_Do this_
Extract, exactly as written, each line from the start of the records below to the line containing "err = [0.22, 0.06, 0.07, 1.02, 0.31, 0.04, 0.18, 1.00]", both ends included; drop the pictures.

##### Data to process

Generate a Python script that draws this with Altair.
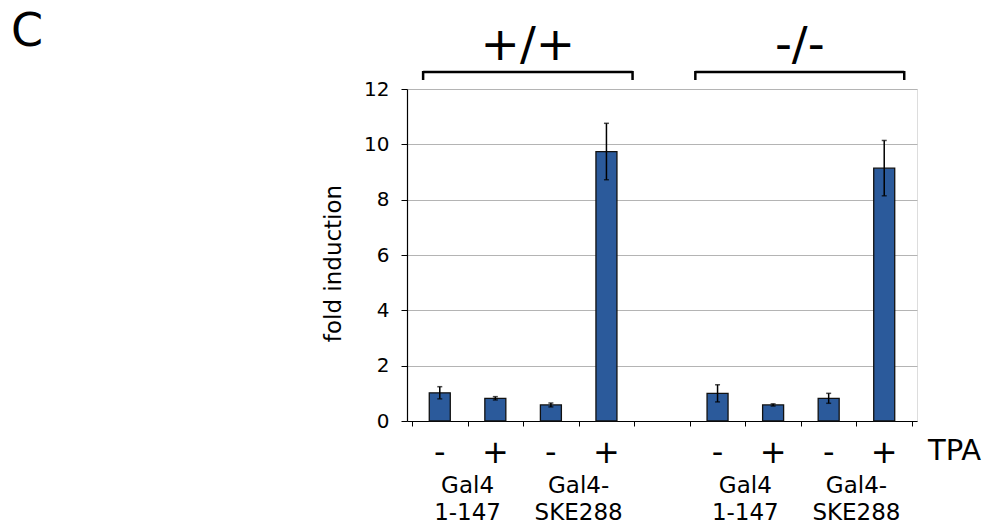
import altair as alt
import pandas as pd

# ---- data ----
slots = [0, 1, 2, 3, 5, 6, 7, 8]          # slot index (slot 4 is the gap between genotypes)
genotype = ["+/+"] * 4 + ["-/-"] * 4
tpa = ["-", "+", "-", "+", "-", "+", "-", "+"]
fold = [1.02, 0.82, 0.58, 9.74, 1.00, 0.58, 0.82, 9.14]
err = [0.22, 0.06, 0.07, 1.02, 0.31, 0.04, 0.18, 1.00]

construct_labels = ["Gal4\n1-147", "Gal4-\nSKE288", "Gal4\n1-147", "Gal4-\nSKE288"]
construct_pos = [1, 3, 6, 8]

geno_labels = ["+/+", "-/-"]
bracket_start = [0.2, 5.1]
bracket_end = [3.97, 8.86]

y_ticks = [0, 2, 4, 6, 8, 10, 12]
x_ticks = list(range(10))

FONT = "DejaVu Sans"
W, H = 510, 332

df = pd.DataFrame({"slot": slots, "genotype": genotype, "tpa": tpa,
                   "fold": fold, "err": err})
df["x"] = df["slot"] + 0.5
df["lo"] = df["fold"] - df["err"]
df["hi"] = df["fold"] + df["err"]

cons = pd.DataFrame({"label": construct_labels, "x": construct_pos})
geno = pd.DataFrame({"label": geno_labels, "x0": bracket_start, "x1": bracket_end})
geno["xc"] = (geno["x0"] + geno["x1"]) / 2

xscale = alt.Scale(domain=[0, 9], nice=False, zero=False)
yscale = alt.Scale(domain=[0, 12], nice=False)

bars = alt.Chart(df).mark_bar(size=21, color="#2b5a9b", stroke="#111111",
                              strokeWidth=1.3).encode(
    x=alt.X("x:Q", scale=xscale,
            axis=alt.Axis(values=x_ticks, labels=False, grid=False, tickSize=5,
                          domainColor="#000000", tickColor="#000000",
                          domainWidth=1.2, tickWidth=1, title=None)),
    y=alt.Y("fold:Q", scale=yscale,
            axis=alt.Axis(values=y_ticks, grid=True, gridColor="#b4b4b4",
                          tickSize=6, tickColor="#000000", domainColor="#000000",
                          domainWidth=1.2, labelFont=FONT, labelFontSize=20,
                          labelColor="#000000", labelPadding=12,
                          title="fold induction", titleFont=FONT,
                          titleFontSize=23, titleFontWeight="normal",
                          titleColor="#000000", titlePadding=18, titleY=174)),
)

rules = alt.Chart(df).mark_rule(color="#000000", strokeWidth=1.5).encode(
    x="x:Q", y="lo:Q", y2="hi:Q")

caps_hi = alt.Chart(df).mark_tick(orient="horizontal", size=5, thickness=1.5,
                                   color="#000000").encode(x="x:Q", y="hi:Q")
caps_lo = alt.Chart(df).mark_tick(orient="horizontal", size=5, thickness=1.5,
                                   color="#000000").encode(x="x:Q", y="lo:Q")

tpa_text = alt.Chart(df).mark_text(font=FONT, fontSize=32, align="center",
                                   baseline="alphabetic", color="#000000").encode(
    x="x:Q", y=alt.value(374), text="tpa:N")

tpa_title = alt.Chart(pd.DataFrame({"t": ["TPA"]})).mark_text(
    font=FONT, fontSize=29, align="left", baseline="alphabetic",
    color="#000000").encode(x=alt.value(521), y=alt.value(371), text="t:N")

cons_text = alt.Chart(cons).mark_text(font=FONT, fontSize=23, align="center",
                                      baseline="alphabetic", lineBreak="\n",
                                      lineHeight=27, color="#000000").encode(
    x="x:Q", y=alt.value(404), text="label:N")

geno_text = alt.Chart(geno).mark_text(font=FONT, fontSize=47, align="center",
                                      baseline="alphabetic", color="#000000").encode(
    x="xc:Q", y=alt.value(-29), text="label:N")

br_h = alt.Chart(geno).mark_rule(color="#000000", strokeWidth=2.5).encode(
    x="x0:Q", x2="x1:Q", y=alt.value(-17))
br_l = alt.Chart(geno).mark_rule(color="#000000", strokeWidth=2.5).encode(
    x="x0:Q", y=alt.value(-18), y2=alt.value(-9))
br_r = alt.Chart(geno).mark_rule(color="#000000", strokeWidth=2.5).encode(
    x="x1:Q", y=alt.value(-18), y2=alt.value(-9))

panel = alt.Chart(pd.DataFrame({"t": ["C"]})).mark_text(
    font=FONT, fontSize=46, align="left", baseline="alphabetic",
    color="#000000").encode(x=alt.value(-396), y=alt.value(-43), text="t:N")

chart = alt.layer(
    bars, rules, caps_hi, caps_lo, tpa_text, tpa_title, cons_text,
    geno_text, br_h, br_l, br_r, panel
).properties(
    width=W, height=H,
    autosize=alt.AutoSizeParams(type="none"),
    padding={"left": 407, "top": 89, "right": 70, "bottom": 107},
).configure_view(stroke=None).configure(background="#ffffff")

chart.save("out.html", embed_options={"renderer": "svg", "actions": False})
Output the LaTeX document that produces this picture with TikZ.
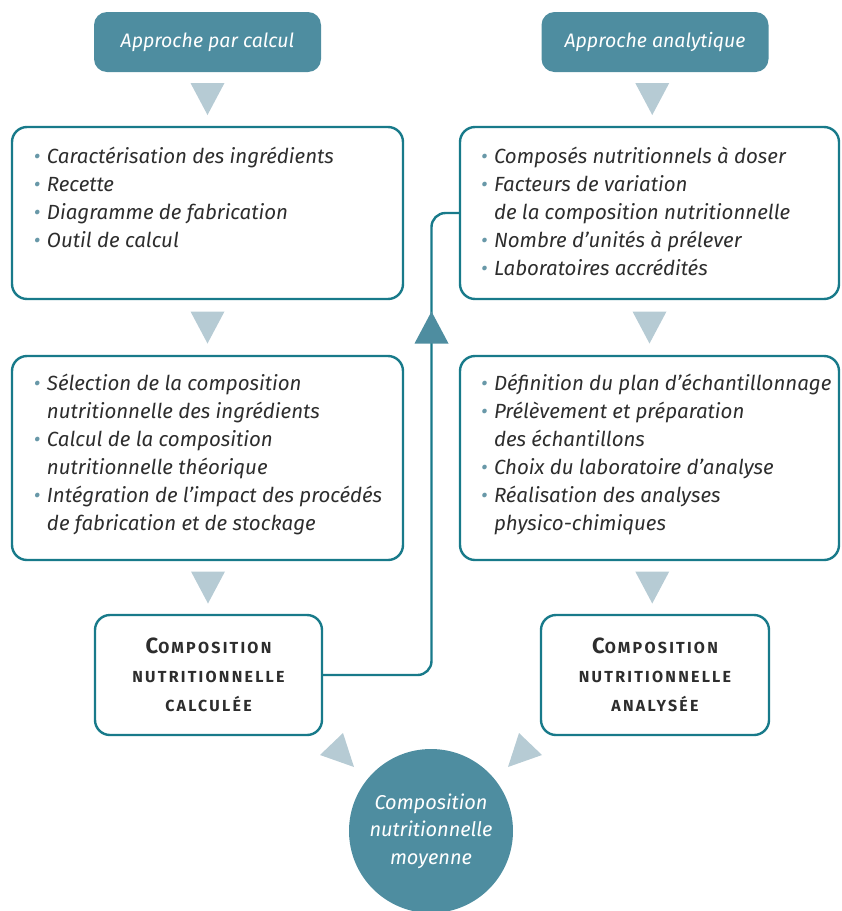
\documentclass[tikz,border=0pt]{standalone}
\usepackage{fontspec}
\setmainfont{Fira Sans}
\usepackage{tikz}
\usetikzlibrary{positioning,calc}

\definecolor{canard}{RGB}{24,122,138}
\definecolor{bleu}{RGB}{78,141,160}
\definecolor{clair}{RGB}{182,203,212}
\definecolor{pucec}{RGB}{104,152,168}
\definecolor{encre}{RGB}{45,45,45}

\newcommand{\pce}{\strut\makebox[13pt][l]{\textcolor{pucec}{\textbullet}}}
\newcommand{\ind}{\strut\hspace*{13pt}}
\newcommand{\petcap}[1]{{\fontsize{16}{29}\selectfont\addfontfeature{LetterSpace=14}#1}}
\newcommand{\grdcap}[1]{{\fontsize{22}{29}\selectfont\addfontfeature{LetterSpace=10}#1}}
\newcommand{\descente}[1]{\fill[clair] (#1) +(-17,-16) -- +(17,-16) -- +(0,16) -- cycle;}

\begin{document}
\begin{tikzpicture}[x=1pt,y=-1pt,
    pastille/.style={fill=bleu,rounded corners=13pt,minimum width=227,minimum height=60,
      text=white,font=\fontsize{19.5}{28}\selectfont\itshape},
    boite/.style={draw=canard,line width=2.4pt,rounded corners=15pt},
    liste/.style={anchor=north west,inner sep=0pt,align=left,text=encre,
      font=\fontsize{20.5}{28}\selectfont\itshape},
    titre/.style={align=center,text=encre,font=\fontsize{16}{29}\selectfont\bfseries},
    lien/.style={draw=canard,line width=2.4pt,rounded corners=14pt},
    rond/.style={circle,fill=bleu,minimum size=164,align=center,text=white,
      font=\fontsize{20}{27.5}\selectfont\itshape}]
    \useasboundingbox (0,0) rectangle (842,911);

    % approches
    \node[pastille] (pc) at (207.5,42) {Approche par calcul};
    \node[pastille] (pa) at (655,42) {Approche analytique};

    % 1st row
    \node[boite,minimum width=391,minimum height=172] (l1) at (207.5,213) {};
    \node[boite,minimum width=379,minimum height=172] (r1) at (649.5,213) {};
    \node[liste] (tl1) at ($(l1.north west)+(23,18)$)
        {\pce Caractérisation des ingrédients\\
         \pce Recette\\
         \pce Diagramme de fabrication\\
         \pce Outil de calcul};
    \node[liste] (tr1) at ($(r1.north west)+(22,18)$)
        {\pce Composés nutritionnels à doser\\
         \pce Facteurs de variation\\
         \ind de la composition nutritionnelle\\
         \pce Nombre d’unités à prélever\\
         \pce Laboratoires accrédités};

    % 2nd row
    \node[boite,minimum width=391,minimum height=204] (l2) at (207.5,458) {};
    \node[boite,minimum width=379,minimum height=204] (r2) at (649.5,458) {};
    \node[liste] (tl2) at ($(l2.north west)+(23,16)$)
        {\pce Sélection de la composition\\
         \ind nutritionnelle des ingrédients\\
         \pce Calcul de la composition\\
         \ind nutritionnelle théorique\\
         \pce Intégration de l’impact des procédés\\
         \ind de fabrication et de stockage};
    \node[liste] (tr2) at ($(r2.north west)+(22,16)$)
        {\pce Définition du plan d’échantillonnage\\
         \pce Prélèvement et préparation\\
         \ind des échantillons\\
         \pce Choix du laboratoire d’analyse\\
         \pce Réalisation des analyses\\
         \ind physico-chimiques};

    % 3rd row
    \node[boite,minimum width=227,minimum height=120,titre] (l3) at (208.5,675)
        {\grdcap{C}\petcap{OMPOSITION}\\\petcap{NUTRITIONNELLE}\\\petcap{CALCULÉE}};
    \node[boite,minimum width=228,minimum height=120,titre] (r3) at (655,675)
        {\grdcap{C}\petcap{OMPOSITION}\\\petcap{NUTRITIONNELLE}\\\petcap{ANALYSÉE}};

    % result
    \node[rond] (moy) at (431,831) {Composition\\nutritionnelle\\moyenne};

    % arrows between levels
    \descente{$(pc.south)!0.5!(l1.north)$}
    \descente{$(pa.south)!0.5!(r1.north)$}
    \descente{$(l1.south)!0.5!(l2.north)$}
    \descente{$(r1.south)!0.5!(r2.north)$}
    \descente{$(l2.south)!0.5!(l3.north)$}
    \descente{$(r2.south)!0.5!(r3.north)$}
    \fill[clair,shift={(moy.center)}] (-111,-76) -- (-88,-98) -- (-77,-64) -- cycle;
    \fill[clair,shift={(moy.center)}] (111,-76) -- (88,-98) -- (77,-64) -- cycle;

    % feedback line
    \coordinate (mil) at ($(l2.east)!0.5!(r2.west)$);
    \coordinate (coin) at (mil |- r1.west);
    \coordinate (pointe) at ($(mil |- l1.south)!0.5!(mil |- l2.north)$);
    \draw[lien] (l3.east) -| (coin) -- (r1.west);
    \fill[bleu] (pointe) +(0,-16) -- +(17,16) -- +(-17,16) -- cycle;
\end{tikzpicture}
\end{document}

##########

_Solution to this task_
Generate a Python script that draws this with Altair.
import altair as alt
import pandas as pd

# ---- data ----
slots = [0, 1, 2, 3, 5, 6, 7, 8]          # slot index (slot 4 is the gap between genotypes)
genotype = ["+/+"] * 4 + ["-/-"] * 4
tpa = ["-", "+", "-", "+", "-", "+", "-", "+"]
fold = [1.02, 0.82, 0.58, 9.74, 1.00, 0.58, 0.82, 9.14]
err = [0.22, 0.06, 0.07, 1.02, 0.31, 0.04, 0.18, 1.00]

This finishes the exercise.